%%

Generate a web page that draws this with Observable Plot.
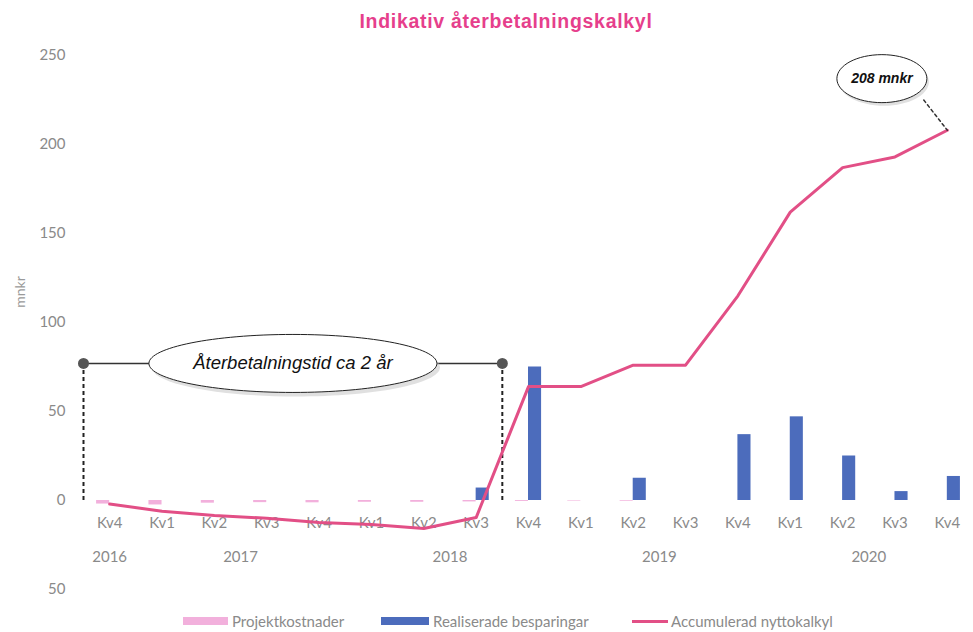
<!DOCTYPE html>
<html><head><meta charset="utf-8">
<script src="https://cdn.jsdelivr.net/npm/d3@7"></script>
<script src="https://cdn.jsdelivr.net/npm/@observablehq/plot@0.6"></script>
<style>
body{margin:0;background:#fff;}
#wrap{position:relative;width:973px;height:632px;overflow:hidden;font-family:Lato,"Open Sans",sans-serif;}
#title{position:absolute;top:9px;left:506px;transform:translateX(-50%);white-space:nowrap;font:bold 19.5px "Liberation Sans",Arial,sans-serif;color:#e63f8c;letter-spacing:0.7px;line-height:24px;}
#chart{position:absolute;top:40px;left:0;}
#ylabel{position:absolute;left:19px;top:292px;transform:translate(-50%,-50%) rotate(-90deg);font-size:14px;color:#9a9a9a;white-space:nowrap;}
.sw{position:absolute;}
.lt{position:absolute;font-size:15px;line-height:18px;color:#8a8a8a;white-space:nowrap;}
</style></head><body>
<div id="wrap">
  <div id="title">Indikativ återbetalningskalkyl</div>
  <div id="chart"></div>
  <div id="ylabel"></div>
  <div id="legend"></div>
</div>
<script>
// ---- data ----
const quarters = ["Kv4","Kv1","Kv2","Kv3","Kv4","Kv1","Kv2","Kv3","Kv4","Kv1","Kv2","Kv3","Kv4","Kv1","Kv2","Kv3","Kv4"];
const years    = [2016,2017,2017,2017,2017,2018,2018,2018,2018,2019,2019,2019,2019,2020,2020,2020,2020];
const projektkostnader      = [-2,-2.5,-1.5,-1.2,-1.3,-1,-1,-0.8,-0.5,-0.3,-0.4,0,0,0,0,0,0];
const realiseradeBesparingar = [0,0,0,0,0,0,0,7,75,0,12.5,0,37,47,25,5,13.5];
const accumuleradNyttokalkyl = [-2,-6,-8.4,-10,-12.4,-13.5,-15.7,-9.6,64,64,76,76,115,162,187,193,208];
const yTicks = [-50,0,50,100,150,200,250];
const yLabel = "mnkr";
const seriesNames = ["Projektkostnader","Realiserade besparingar","Accumulerad nyttokalkyl"];
const colors = {cost:"#f2b0dc", saving:"#4c6cbc", line:"#e24f86"};
const paybackLabel = "Återbetalningstid ca 2 år";
const paybackLevel = 77;      // mnkr level of the bracket
const paybackFrom = 0;        // first quarter index (2016 Kv4)
const paybackTo = 8;          // quarter where cumulative turns positive (2018 Kv4)
const finalCallout = {dx: -1.25, value: 237, leaderFrom: {dx: -0.45, value: 225}};

// ---- derived ----
const rows = quarters.map((q, i) => ({i, q, year: years[i], cost: projektkostnader[i], saving: realiseradeBesparingar[i], cum: accumuleradNyttokalkyl[i]}));
const yearRows = d3.groups(rows, d => d.year).map(([year, rs]) => ({year, x: d3.mean(rs, r => r.i)}));
const bw = 0.25;
const pStart = paybackFrom - 0.5, pEnd = paybackTo - 0.5;
const last = rows[rows.length - 1];
const callout = {x: last.i + finalCallout.dx, y: finalCallout.value, text: `${last.cum} mnkr`};
const leader = [{x: last.i + finalCallout.leaderFrom.dx, y: finalCallout.leaderFrom.value}, {x: last.i, y: last.cum}];

function ellipseSymbol(rx, ry) {
  const k = 0.5523;
  return {draw(ctx) {
    ctx.moveTo(rx, 0);
    ctx.bezierCurveTo(rx, ry * k, rx * k, ry, 0, ry);
    ctx.bezierCurveTo(-rx * k, ry, -rx, ry * k, -rx, 0);
    ctx.bezierCurveTo(-rx, -ry * k, -rx * k, -ry, 0, -ry);
    ctx.bezierCurveTo(rx * k, -ry, rx, -ry * k, rx, 0);
    ctx.closePath();
  }};
}

const plot = Plot.plot({
  width: 973,
  height: 565,
  marginLeft: 83,
  marginRight: 0,
  marginTop: 15,
  marginBottom: 16,
  style: {fontFamily: "Lato, 'Open Sans', sans-serif", fontSize: "15px", color: "#8a8a8a", background: "white"},
  x: {domain: [-0.5, rows.length - 0.5], axis: null},
  y: {domain: [-50, 250], ticks: yTicks, tickFormat: d => String(Math.abs(d)), tickSize: 0, tickPadding: 18, label: null},
  marks: [
    Plot.rect(rows.filter(d => d.cost !== 0), {x1: d => d.i - bw, x2: d => d.i, y1: () => 0, y2: "cost", fill: colors.cost}),
    Plot.rect(rows.filter(d => d.saving !== 0), {x1: d => d.i, x2: d => d.i + bw, y1: () => 0, y2: "saving", fill: colors.saving}),
    Plot.text(rows, {x: "i", y: () => 0, dy: 23, text: "q", fill: "#8a8a8a", fontSize: 15}),
    Plot.text(yearRows, {x: "x", y: () => 0, dy: 57, text: d => String(d.year), fill: "#8a8a8a", fontSize: 15}),
    // payback bracket
    Plot.ruleX([pStart, pEnd], {x: d => d, y1: () => paybackLevel, y2: () => 0, stroke: "#222", strokeWidth: 2, strokeDasharray: "4,3"}),
    Plot.ruleY([paybackLevel], {x1: () => pStart, x2: () => pEnd, y: d => d, stroke: "#333", strokeWidth: 1.5}),
    Plot.dot([pStart, pEnd], {x: d => d, y: () => paybackLevel, r: 5.5, fill: "#555", stroke: "none"}),
    Plot.line(rows, {x: "i", y: "cum", stroke: colors.line, strokeWidth: 3}),
    Plot.dot([{x: (pStart + pEnd) / 2, y: paybackLevel}], {x: "x", y: "y", r: 5, dx: 3, dy: 4, symbol: ellipseSymbol(144, 29), fill: "#ccc", fillOpacity: 0.6, stroke: "none"}),
    Plot.dot([{x: (pStart + pEnd) / 2, y: paybackLevel}], {x: "x", y: "y", r: 5, symbol: ellipseSymbol(144, 29), fill: "white", stroke: "#222", strokeWidth: 1}),
    Plot.text([{x: (pStart + pEnd) / 2, y: paybackLevel}], {x: "x", y: "y", text: () => paybackLabel, fontSize: 18.5, fontStyle: "italic", fontFamily: "'Liberation Sans', Arial, sans-serif", fill: "#111"}),
    // final value callout
    Plot.line(leader, {x: "x", y: "y", stroke: "#333", strokeWidth: 1.5, strokeDasharray: "3,3"}),
    Plot.dot([callout], {x: "x", y: "y", r: 5, dx: 2, dy: 3, symbol: ellipseSymbol(45, 24), fill: "#ccc", fillOpacity: 0.6, stroke: "none"}),
    Plot.dot([callout], {x: "x", y: "y", r: 5, symbol: ellipseSymbol(45, 24), fill: "white", stroke: "#222", strokeWidth: 1}),
    Plot.text([callout], {x: "x", y: "y", text: "text", fontSize: 14, fontWeight: "bold", fontStyle: "italic", fontFamily: "'Liberation Sans', Arial, sans-serif", fill: "#111"})
  ]
});
document.getElementById("chart").appendChild(plot);
document.getElementById("ylabel").textContent = yLabel;

// ---- legend ----
const lg = document.getElementById("legend");
const items = [
  {name: seriesNames[0], color: colors.cost, sw: [183, 617, 45, 8], tx: 232},
  {name: seriesNames[1], color: colors.saving, sw: [381, 617, 48, 8], tx: 433},
  {name: seriesNames[2], color: colors.line, sw: [632, 620, 36, 3], tx: 671}
];
for (const it of items) {
  const s = document.createElement("div");
  s.className = "sw";
  s.style.cssText = `left:${it.sw[0]}px;top:${it.sw[1]}px;width:${it.sw[2]}px;height:${it.sw[3]}px;background:${it.color};`;
  lg.appendChild(s);
  const t = document.createElement("div");
  t.className = "lt";
  t.style.cssText = `left:${it.tx}px;top:612px;`;
  t.textContent = it.name;
  lg.appendChild(t);
}
</script>
</body></html>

%%

**Short exercise**
Give an exact copy of the material, leaving out every picture.

**Exercise solution**
Generate a web page that draws this with Observable Plot.
<!DOCTYPE html>
<html><head><meta charset="utf-8">
<script src="https://cdn.jsdelivr.net/npm/d3@7"></script>
<script src="https://cdn.jsdelivr.net/npm/@observablehq/plot@0.6"></script>
<style>
body{margin:0;background:#fff;}
#wrap{position:relative;width:973px;height:632px;overflow:hidden;font-family:Lato,"Open Sans",sans-serif;}
#title{position:absolute;top:9px;left:506px;transform:translateX(-50%);white-space:nowrap;font:bold 19.5px "Liberation Sans",Arial,sans-serif;color:#e63f8c;letter-spacing:0.7px;line-height:24px;}
#chart{position:absolute;top:40px;left:0;}
#ylabel{position:absolute;left:19px;top:292px;transform:translate(-50%,-50%) rotate(-90deg);font-size:14px;color:#9a9a9a;white-space:nowrap;}
.sw{position:absolute;}
.lt{position:absolute;font-size:15px;line-height:18px;color:#8a8a8a;white-space:nowrap;}
</style></head><body>
<div id="wrap">
  <div id="title">Indikativ återbetalningskalkyl</div>
  <div id="chart"></div>
  <div id="ylabel"></div>
  <div id="legend"></div>
</div>
<script>
// ---- data ----
const quarters = ["Kv4","Kv1","Kv2","Kv3","Kv4","Kv1","Kv2","Kv3","Kv4","Kv1","Kv2","Kv3","Kv4","Kv1","Kv2","Kv3","Kv4"];
const years    = [2016,2017,2017,2017,2017,2018,2018,2018,2018,2019,2019,2019,2019,2020,2020,2020,2020];
const projektkostnader      = [-2,-2.5,-1.5,-1.2,-1.3,-1,-1,-0.8,-0.5,-0.3,-0.4,0,0,0,0,0,0];
const realiseradeBesparingar = [0,0,0,0,0,0,0,7,75,0,12.5,0,37,47,25,5,13.5];
const accumuleradNyttokalkyl = [-2,-6,-8.4,-10,-12.4,-13.5,-15.7,-9.6,64,64,76,76,115,162,187,193,208];
const yTicks = [-50,0,50,100,150,200,250];
const yLabel = "mnkr";
const seriesNames = ["Projektkostnader","Realiserade besparingar","Accumulerad nyttokalkyl"];
const colors = {cost:"#f2b0dc", saving:"#4c6cbc", line:"#e24f86"};
const paybackLabel = "Återbetalningstid ca 2 år";
const paybackLevel = 77;      // mnkr level of the bracket
const paybackFrom = 0;        // first quarter index (2016 Kv4)
const paybackTo = 8;          // quarter where cumulative turns positive (2018 Kv4)
const finalCallout = {dx: -1.25, value: 237, leaderFrom: {dx: -0.45, value: 225}};

// ---- derived ----
const rows = quarters.map((q, i) => ({i, q, year: years[i], cost: projektkostnader[i], saving: realiseradeBesparingar[i], cum: accumuleradNyttokalkyl[i]}));
const yearRows = d3.groups(rows, d => d.year).map(([year, rs]) => ({year, x: d3.mean(rs, r => r.i)}));
const bw = 0.25;
const pStart = paybackFrom - 0.5, pEnd = paybackTo - 0.5;
const last = rows[rows.length - 1];
const callout = {x: last.i + finalCallout.dx, y: finalCallout.value, text: `${last.cum} mnkr`};
const leader = [{x: last.i + finalCallout.leaderFrom.dx, y: finalCallout.leaderFrom.value}, {x: last.i, y: last.cum}];

function ellipseSymbol(rx, ry) {
  const k = 0.5523;
  return {draw(ctx) {
    ctx.moveTo(rx, 0);
    ctx.bezierCurveTo(rx, ry * k, rx * k, ry, 0, ry);
    ctx.bezierCurveTo(-rx * k, ry, -rx, ry * k, -rx, 0);
    ctx.bezierCurveTo(-rx, -ry * k, -rx * k, -ry, 0, -ry);
    ctx.bezierCurveTo(rx * k, -ry, rx, -ry * k, rx, 0);
    ctx.closePath();
  }};
}

const plot = Plot.plot({
  width: 973,
  height: 565,
  marginLeft: 83,
  marginRight: 0,
  marginTop: 15,
  marginBottom: 16,
  style: {fontFamily: "Lato, 'Open Sans', sans-serif", fontSize: "15px", color: "#8a8a8a", background: "white"},
  x: {domain: [-0.5, rows.length - 0.5], axis: null},
  y: {domain: [-50, 250], ticks: yTicks, tickFormat: d => String(Math.abs(d)), tickSize: 0, tickPadding: 18, label: null},
  marks: [
    Plot.rect(rows.filter(d => d.cost !== 0), {x1: d => d.i - bw, x2: d => d.i, y1: () => 0, y2: "cost", fill: colors.cost}),
    Plot.rect(rows.filter(d => d.saving !== 0), {x1: d => d.i, x2: d => d.i + bw, y1: () => 0, y2: "saving", fill: colors.saving}),
    Plot.text(rows, {x: "i", y: () => 0, dy: 23, text: "q", fill: "#8a8a8a", fontSize: 15}),
    Plot.text(yearRows, {x: "x", y: () => 0, dy: 57, text: d => String(d.year), fill: "#8a8a8a", fontSize: 15}),
    // payback bracket
    Plot.ruleX([pStart, pEnd], {x: d => d, y1: () => paybackLevel, y2: () => 0, stroke: "#222", strokeWidth: 2, strokeDasharray: "4,3"}),
    Plot.ruleY([paybackLevel], {x1: () => pStart, x2: () => pEnd, y: d => d, stroke: "#333", strokeWidth: 1.5}),
    Plot.dot([pStart, pEnd], {x: d => d, y: () => paybackLevel, r: 5.5, fill: "#555", stroke: "none"}),
    Plot.line(rows, {x: "i", y: "cum", stroke: colors.line, strokeWidth: 3}),
    Plot.dot([{x: (pStart + pEnd) / 2, y: paybackLevel}], {x: "x", y: "y", r: 5, dx: 3, dy: 4, symbol: ellipseSymbol(144, 29), fill: "#ccc", fillOpacity: 0.6, stroke: "none"}),
    Plot.dot([{x: (pStart + pEnd) / 2, y: paybackLevel}], {x: "x", y: "y", r: 5, symbol: ellipseSymbol(144, 29), fill: "white", stroke: "#222", strokeWidth: 1}),
    Plot.text([{x: (pStart + pEnd) / 2, y: paybackLevel}], {x: "x", y: "y", text: () => paybackLabel, fontSize: 18.5, fontStyle: "italic", fontFamily: "'Liberation Sans', Arial, sans-serif", fill: "#111"}),
    // final value callout
    Plot.line(leader, {x: "x", y: "y", stroke: "#333", strokeWidth: 1.5, strokeDasharray: "3,3"}),
    Plot.dot([callout], {x: "x", y: "y", r: 5, dx: 2, dy: 3, symbol: ellipseSymbol(45, 24), fill: "#ccc", fillOpacity: 0.6, stroke: "none"}),
    Plot.dot([callout], {x: "x", y: "y", r: 5, symbol: ellipseSymbol(45, 24), fill: "white", stroke: "#222", strokeWidth: 1}),
    Plot.text([callout], {x: "x", y: "y", text: "text", fontSize: 14, fontWeight: "bold", fontStyle: "italic", fontFamily: "'Liberation Sans', Arial, sans-serif", fill: "#111"})
  ]
});
document.getElementById("chart").appendChild(plot);
document.getElementById("ylabel").textContent = yLabel;

// ---- legend ----
const lg = document.getElementById("legend");
const items = [
  {name: seriesNames[0], color: colors.cost, sw: [183, 617, 45, 8], tx: 232},
  {name: seriesNames[1], color: colors.saving, sw: [381, 617, 48, 8], tx: 433},
  {name: seriesNames[2], color: colors.line, sw: [632, 620, 36, 3], tx: 671}
];
for (const it of items) {
  const s = document.createElement("div");
  s.className = "sw";
  s.style.cssText = `left:${it.sw[0]}px;top:${it.sw[1]}px;width:${it.sw[2]}px;height:${it.sw[3]}px;background:${it.color};`;
  lg.appendChild(s);
  const t = document.createElement("div");
  t.className = "lt";
  t.style.cssText = `left:${it.tx}px;top:612px;`;
  t.textContent = it.name;
  lg.appendChild(t);
}
</script>
</body></html>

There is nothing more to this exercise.